The free travel scheme provides free travel on the main public and private transport services for those eligible under the scheme. These include road, rail and ferry services provided by companies such as Bus Átha Cliath, Bus Éireann and Iarnród Éireann, as well as Luas and services provided by over 80 private transport operators. There are currently approx. 979,000 customers with direct eligibility. The estimated expenditure on free travel in 2020 is €95 million.

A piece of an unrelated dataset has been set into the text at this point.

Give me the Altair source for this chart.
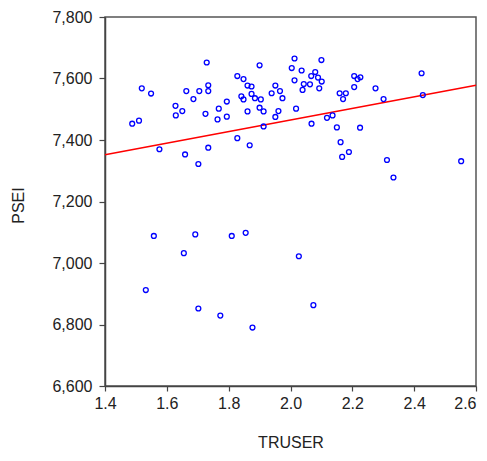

The objective of the free travel scheme is to ensure that older people and people with disabilities remain active within their community. The Free Travel Scheme was never intended as a targeted support for people with severe mobility issues. Financial support may be provided to a wheelchair user in the circumstances the Deputy has outlined through the Supplementary Welfare Allowance scheme (SWA). Under the SWA scheme my Department may award a travel supplement, in any case where the particular circumstances of the case so warrant. The supplement is intended to assist with ongoing or recurring travel costs that cannot be met from the client’s own resources and are deemed to be necessary. Every decision is based on consideration of the circumstances of the individual case, taking account of the nature and extent of the need and of the resources of the person concerned.

My Department provides an annual funding contribution of €1.5 million towards the Transport for Ireland Local Links Programme, which is administered by the National Transport Authority. The Programme provides services to people whose travel needs are not met by existing bus or train services. The Programme aims to enhance and sustain nationwide accessibility through community based participation, particularly for those at risk of social exclusion. Services provided include door to door services on certain routes. There are improvements in access to a range of transport support schemes available to persons with disabilities in the State and ongoing work is being carried out by Government Departments, agencies and transport providers, to further improve access to public transport services.

In addition to services supported by my Department, the Revenue Commissioners operate a Disabled Drivers and Disabled Passengers scheme. This scheme provides VRT and VAT relief, an exemption from road tax and a fuel grant to drivers and passengers with a disability, who qualify under the relevant criteria set out in governing regulations made by the Minister for Finance. Specifically adapted vehicles driven by persons with a disability are also exempt from payment of tolls on national roads and toll bridges. Transport Infrastructure Ireland has responsibility for this particular scheme.

I hope this clarifies the matter for the Deputy.